▶ _SOURCE MATERIAL_:
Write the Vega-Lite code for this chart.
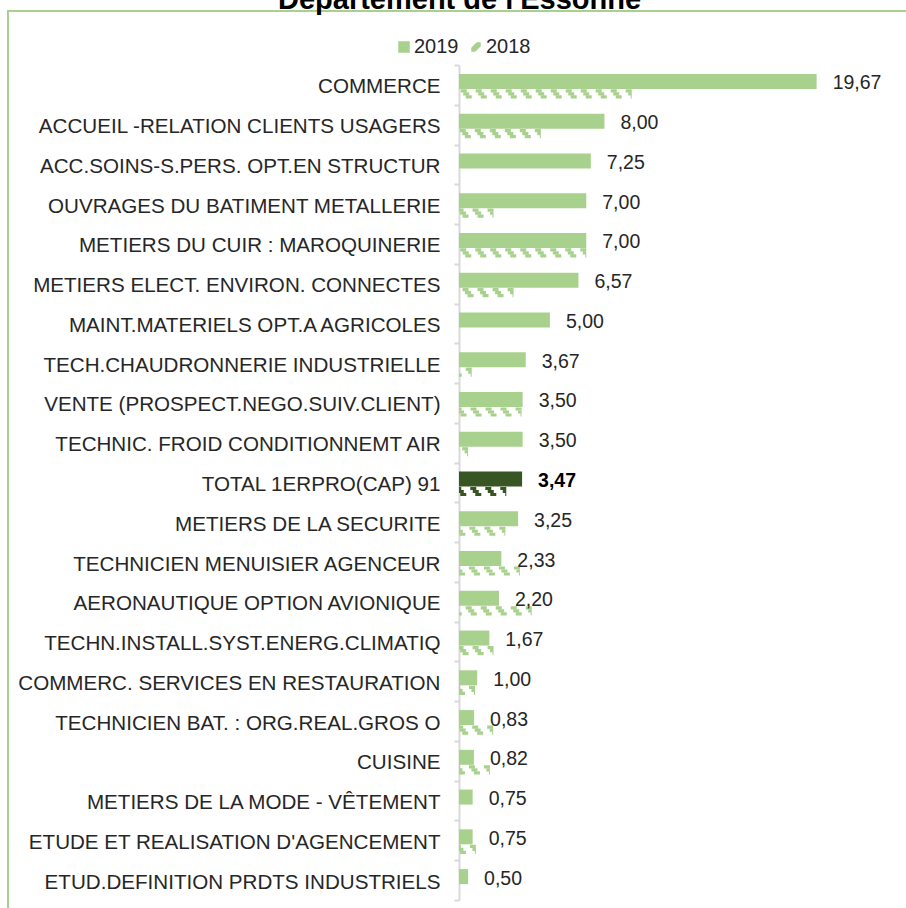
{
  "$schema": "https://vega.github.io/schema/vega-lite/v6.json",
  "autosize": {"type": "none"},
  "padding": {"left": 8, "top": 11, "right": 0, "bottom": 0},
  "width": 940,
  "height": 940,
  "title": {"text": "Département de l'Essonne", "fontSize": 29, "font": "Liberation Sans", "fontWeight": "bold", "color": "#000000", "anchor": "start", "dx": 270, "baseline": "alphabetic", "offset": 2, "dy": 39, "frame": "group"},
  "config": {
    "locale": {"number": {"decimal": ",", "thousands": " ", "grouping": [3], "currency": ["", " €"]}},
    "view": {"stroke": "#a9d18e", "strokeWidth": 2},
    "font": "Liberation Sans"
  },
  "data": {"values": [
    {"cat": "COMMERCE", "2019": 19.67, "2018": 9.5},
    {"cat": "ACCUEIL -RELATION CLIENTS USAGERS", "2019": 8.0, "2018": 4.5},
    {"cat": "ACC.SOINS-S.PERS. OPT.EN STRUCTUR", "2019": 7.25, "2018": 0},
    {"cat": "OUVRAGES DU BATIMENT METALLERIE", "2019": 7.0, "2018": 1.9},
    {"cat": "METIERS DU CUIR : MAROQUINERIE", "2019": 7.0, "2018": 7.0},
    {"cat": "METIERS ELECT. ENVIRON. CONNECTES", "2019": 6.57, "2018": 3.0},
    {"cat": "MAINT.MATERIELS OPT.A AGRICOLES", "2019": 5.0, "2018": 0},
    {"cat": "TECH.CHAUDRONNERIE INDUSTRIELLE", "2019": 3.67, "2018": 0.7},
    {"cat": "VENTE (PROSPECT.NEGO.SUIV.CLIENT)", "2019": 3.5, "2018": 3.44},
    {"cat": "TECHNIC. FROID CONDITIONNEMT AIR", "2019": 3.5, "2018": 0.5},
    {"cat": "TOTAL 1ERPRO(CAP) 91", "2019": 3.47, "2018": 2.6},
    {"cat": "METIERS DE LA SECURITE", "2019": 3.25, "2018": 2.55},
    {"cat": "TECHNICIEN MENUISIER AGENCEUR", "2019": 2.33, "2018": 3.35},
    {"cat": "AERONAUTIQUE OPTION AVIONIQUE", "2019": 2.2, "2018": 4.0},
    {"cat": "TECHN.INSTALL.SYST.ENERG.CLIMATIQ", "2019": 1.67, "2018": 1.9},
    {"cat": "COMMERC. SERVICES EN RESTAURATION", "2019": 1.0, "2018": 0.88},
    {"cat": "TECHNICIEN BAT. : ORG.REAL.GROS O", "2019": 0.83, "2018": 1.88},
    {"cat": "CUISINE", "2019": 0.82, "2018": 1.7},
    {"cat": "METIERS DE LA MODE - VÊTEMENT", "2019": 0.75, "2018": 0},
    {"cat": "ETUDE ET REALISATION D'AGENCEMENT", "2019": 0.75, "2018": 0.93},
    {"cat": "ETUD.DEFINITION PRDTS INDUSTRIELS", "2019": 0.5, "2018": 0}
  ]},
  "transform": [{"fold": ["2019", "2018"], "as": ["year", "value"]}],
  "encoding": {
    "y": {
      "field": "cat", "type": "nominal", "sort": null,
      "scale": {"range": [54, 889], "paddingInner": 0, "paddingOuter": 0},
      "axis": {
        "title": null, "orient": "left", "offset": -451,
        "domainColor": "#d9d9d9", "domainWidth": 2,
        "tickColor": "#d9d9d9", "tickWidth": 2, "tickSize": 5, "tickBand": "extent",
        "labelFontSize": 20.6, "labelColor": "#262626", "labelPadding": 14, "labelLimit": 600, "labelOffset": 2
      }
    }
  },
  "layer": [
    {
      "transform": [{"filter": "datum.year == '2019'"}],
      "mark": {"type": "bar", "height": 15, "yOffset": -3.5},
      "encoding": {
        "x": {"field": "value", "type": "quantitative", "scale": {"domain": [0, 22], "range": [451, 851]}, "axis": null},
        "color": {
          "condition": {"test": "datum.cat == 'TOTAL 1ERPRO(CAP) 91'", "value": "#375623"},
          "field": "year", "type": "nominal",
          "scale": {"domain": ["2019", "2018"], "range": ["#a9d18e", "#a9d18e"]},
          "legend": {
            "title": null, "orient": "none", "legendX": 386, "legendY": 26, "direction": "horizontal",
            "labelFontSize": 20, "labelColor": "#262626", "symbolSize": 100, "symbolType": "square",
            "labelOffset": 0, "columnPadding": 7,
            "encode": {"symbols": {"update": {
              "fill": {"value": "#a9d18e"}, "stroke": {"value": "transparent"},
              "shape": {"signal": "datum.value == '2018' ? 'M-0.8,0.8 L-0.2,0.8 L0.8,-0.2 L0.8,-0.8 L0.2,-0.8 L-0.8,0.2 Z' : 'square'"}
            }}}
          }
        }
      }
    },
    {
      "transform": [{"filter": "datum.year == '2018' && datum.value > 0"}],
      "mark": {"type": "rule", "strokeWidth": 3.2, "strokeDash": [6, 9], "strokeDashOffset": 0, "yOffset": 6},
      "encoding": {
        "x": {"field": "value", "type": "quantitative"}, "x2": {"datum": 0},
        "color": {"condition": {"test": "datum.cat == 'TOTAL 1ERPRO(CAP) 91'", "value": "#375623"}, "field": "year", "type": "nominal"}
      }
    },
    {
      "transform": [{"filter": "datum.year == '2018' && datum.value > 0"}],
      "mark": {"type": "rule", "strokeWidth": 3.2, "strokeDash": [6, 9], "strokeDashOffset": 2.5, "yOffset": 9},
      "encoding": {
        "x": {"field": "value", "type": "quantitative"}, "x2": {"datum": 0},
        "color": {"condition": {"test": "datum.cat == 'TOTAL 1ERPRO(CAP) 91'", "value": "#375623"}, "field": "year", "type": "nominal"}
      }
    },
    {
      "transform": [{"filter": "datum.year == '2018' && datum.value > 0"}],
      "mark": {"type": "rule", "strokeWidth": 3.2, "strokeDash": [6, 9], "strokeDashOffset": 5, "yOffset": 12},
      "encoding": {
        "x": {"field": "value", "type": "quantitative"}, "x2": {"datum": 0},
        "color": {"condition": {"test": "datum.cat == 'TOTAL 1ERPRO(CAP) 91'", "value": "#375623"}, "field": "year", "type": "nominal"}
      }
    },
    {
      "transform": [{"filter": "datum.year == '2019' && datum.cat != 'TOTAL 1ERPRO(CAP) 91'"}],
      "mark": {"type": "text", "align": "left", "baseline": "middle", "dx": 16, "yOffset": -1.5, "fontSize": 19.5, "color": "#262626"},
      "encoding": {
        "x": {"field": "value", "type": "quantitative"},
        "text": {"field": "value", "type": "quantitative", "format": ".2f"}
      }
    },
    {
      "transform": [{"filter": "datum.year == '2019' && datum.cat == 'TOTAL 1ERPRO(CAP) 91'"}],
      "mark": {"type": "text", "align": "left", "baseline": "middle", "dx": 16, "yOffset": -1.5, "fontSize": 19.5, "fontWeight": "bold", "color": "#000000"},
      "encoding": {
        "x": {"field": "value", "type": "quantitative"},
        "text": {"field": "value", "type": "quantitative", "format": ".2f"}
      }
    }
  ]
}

▶ _WORK TO DO_: Write out every line above exactly as it is, leaving out the pictures.

▶ _EXPECTED ANSWER_:
Write the Vega-Lite code for this chart.
{
  "$schema": "https://vega.github.io/schema/vega-lite/v6.json",
  "autosize": {"type": "none"},
  "padding": {"left": 8, "top": 11, "right": 0, "bottom": 0},
  "width": 940,
  "height": 940,
  "title": {"text": "Département de l'Essonne", "fontSize": 29, "font": "Liberation Sans", "fontWeight": "bold", "color": "#000000", "anchor": "start", "dx": 270, "baseline": "alphabetic", "offset": 2, "dy": 39, "frame": "group"},
  "config": {
    "locale": {"number": {"decimal": ",", "thousands": " ", "grouping": [3], "currency": ["", " €"]}},
    "view": {"stroke": "#a9d18e", "strokeWidth": 2},
    "font": "Liberation Sans"
  },
  "data": {"values": [
    {"cat": "COMMERCE", "2019": 19.67, "2018": 9.5},
    {"cat": "ACCUEIL -RELATION CLIENTS USAGERS", "2019": 8.0, "2018": 4.5},
    {"cat": "ACC.SOINS-S.PERS. OPT.EN STRUCTUR", "2019": 7.25, "2018": 0},
    {"cat": "OUVRAGES DU BATIMENT METALLERIE", "2019": 7.0, "2018": 1.9},
    {"cat": "METIERS DU CUIR : MAROQUINERIE", "2019": 7.0, "2018": 7.0},
    {"cat": "METIERS ELECT. ENVIRON. CONNECTES", "2019": 6.57, "2018": 3.0},
    {"cat": "MAINT.MATERIELS OPT.A AGRICOLES", "2019": 5.0, "2018": 0},
    {"cat": "TECH.CHAUDRONNERIE INDUSTRIELLE", "2019": 3.67, "2018": 0.7},
    {"cat": "VENTE (PROSPECT.NEGO.SUIV.CLIENT)", "2019": 3.5, "2018": 3.44},
    {"cat": "TECHNIC. FROID CONDITIONNEMT AIR", "2019": 3.5, "2018": 0.5},
    {"cat": "TOTAL 1ERPRO(CAP) 91", "2019": 3.47, "2018": 2.6},
    {"cat": "METIERS DE LA SECURITE", "2019": 3.25, "2018": 2.55},
    {"cat": "TECHNICIEN MENUISIER AGENCEUR", "2019": 2.33, "2018": 3.35},
    {"cat": "AERONAUTIQUE OPTION AVIONIQUE", "2019": 2.2, "2018": 4.0},
    {"cat": "TECHN.INSTALL.SYST.ENERG.CLIMATIQ", "2019": 1.67, "2018": 1.9},
    {"cat": "COMMERC. SERVICES EN RESTAURATION", "2019": 1.0, "2018": 0.88},
    {"cat": "TECHNICIEN BAT. : ORG.REAL.GROS O", "2019": 0.83, "2018": 1.88},
    {"cat": "CUISINE", "2019": 0.82, "2018": 1.7},
    {"cat": "METIERS DE LA MODE - VÊTEMENT", "2019": 0.75, "2018": 0},
    {"cat": "ETUDE ET REALISATION D'AGENCEMENT", "2019": 0.75, "2018": 0.93},
    {"cat": "ETUD.DEFINITION PRDTS INDUSTRIELS", "2019": 0.5, "2018": 0}
  ]},
  "transform": [{"fold": ["2019", "2018"], "as": ["year", "value"]}],
  "encoding": {
    "y": {
      "field": "cat", "type": "nominal", "sort": null,
      "scale": {"range": [54, 889], "paddingInner": 0, "paddingOuter": 0},
      "axis": {
        "title": null, "orient": "left", "offset": -451,
        "domainColor": "#d9d9d9", "domainWidth": 2,
        "tickColor": "#d9d9d9", "tickWidth": 2, "tickSize": 5, "tickBand": "extent",
        "labelFontSize": 20.6, "labelColor": "#262626", "labelPadding": 14, "labelLimit": 600, "labelOffset": 2
      }
    }
  },
  "layer": [
    {
      "transform": [{"filter": "datum.year == '2019'"}],
      "mark": {"type": "bar", "height": 15, "yOffset": -3.5},
      "encoding": {
        "x": {"field": "value", "type": "quantitative", "scale": {"domain": [0, 22], "range": [451, 851]}, "axis": null},
        "color": {
          "condition": {"test": "datum.cat == 'TOTAL 1ERPRO(CAP) 91'", "value": "#375623"},
          "field": "year", "type": "nominal",
          "scale": {"domain": ["2019", "2018"], "range": ["#a9d18e", "#a9d18e"]},
          "legend": {
            "title": null, "orient": "none", "legendX": 386, "legendY": 26, "direction": "horizontal",
            "labelFontSize": 20, "labelColor": "#262626", "symbolSize": 100, "symbolType": "square",
            "labelOffset": 0, "columnPadding": 7,
            "encode": {"symbols": {"update": {
              "fill": {"value": "#a9d18e"}, "stroke": {"value": "transparent"},
              "shape": {"signal": "datum.value == '2018' ? 'M-0.8,0.8 L-0.2,0.8 L0.8,-0.2 L0.8,-0.8 L0.2,-0.8 L-0.8,0.2 Z' : 'square'"}
            }}}
          }
        }
      }
    },
    {
      "transform": [{"filter": "datum.year == '2018' && datum.value > 0"}],
      "mark": {"type": "rule", "strokeWidth": 3.2, "strokeDash": [6, 9], "strokeDashOffset": 0, "yOffset": 6},
      "encoding": {
        "x": {"field": "value", "type": "quantitative"}, "x2": {"datum": 0},
        "color": {"condition": {"test": "datum.cat == 'TOTAL 1ERPRO(CAP) 91'", "value": "#375623"}, "field": "year", "type": "nominal"}
      }
    },
    {
      "transform": [{"filter": "datum.year == '2018' && datum.value > 0"}],
      "mark": {"type": "rule", "strokeWidth": 3.2, "strokeDash": [6, 9], "strokeDashOffset": 2.5, "yOffset": 9},
      "encoding": {
        "x": {"field": "value", "type": "quantitative"}, "x2": {"datum": 0},
        "color": {"condition": {"test": "datum.cat == 'TOTAL 1ERPRO(CAP) 91'", "value": "#375623"}, "field": "year", "type": "nominal"}
      }
    },
    {
      "transform": [{"filter": "datum.year == '2018' && datum.value > 0"}],
      "mark": {"type": "rule", "strokeWidth": 3.2, "strokeDash": [6, 9], "strokeDashOffset": 5, "yOffset": 12},
      "encoding": {
        "x": {"field": "value", "type": "quantitative"}, "x2": {"datum": 0},
        "color": {"condition": {"test": "datum.cat == 'TOTAL 1ERPRO(CAP) 91'", "value": "#375623"}, "field": "year", "type": "nominal"}
      }
    },
    {
      "transform": [{"filter": "datum.year == '2019' && datum.cat != 'TOTAL 1ERPRO(CAP) 91'"}],
      "mark": {"type": "text", "align": "left", "baseline": "middle", "dx": 16, "yOffset": -1.5, "fontSize": 19.5, "color": "#262626"},
      "encoding": {
        "x": {"field": "value", "type": "quantitative"},
        "text": {"field": "value", "type": "quantitative", "format": ".2f"}
      }
    },
    {
      "transform": [{"filter": "datum.year == '2019' && datum.cat == 'TOTAL 1ERPRO(CAP) 91'"}],
      "mark": {"type": "text", "align": "left", "baseline": "middle", "dx": 16, "yOffset": -1.5, "fontSize": 19.5, "fontWeight": "bold", "color": "#000000"},
      "encoding": {
        "x": {"field": "value", "type": "quantitative"},
        "text": {"field": "value", "type": "quantitative", "format": ".2f"}
      }
    }
  ]
}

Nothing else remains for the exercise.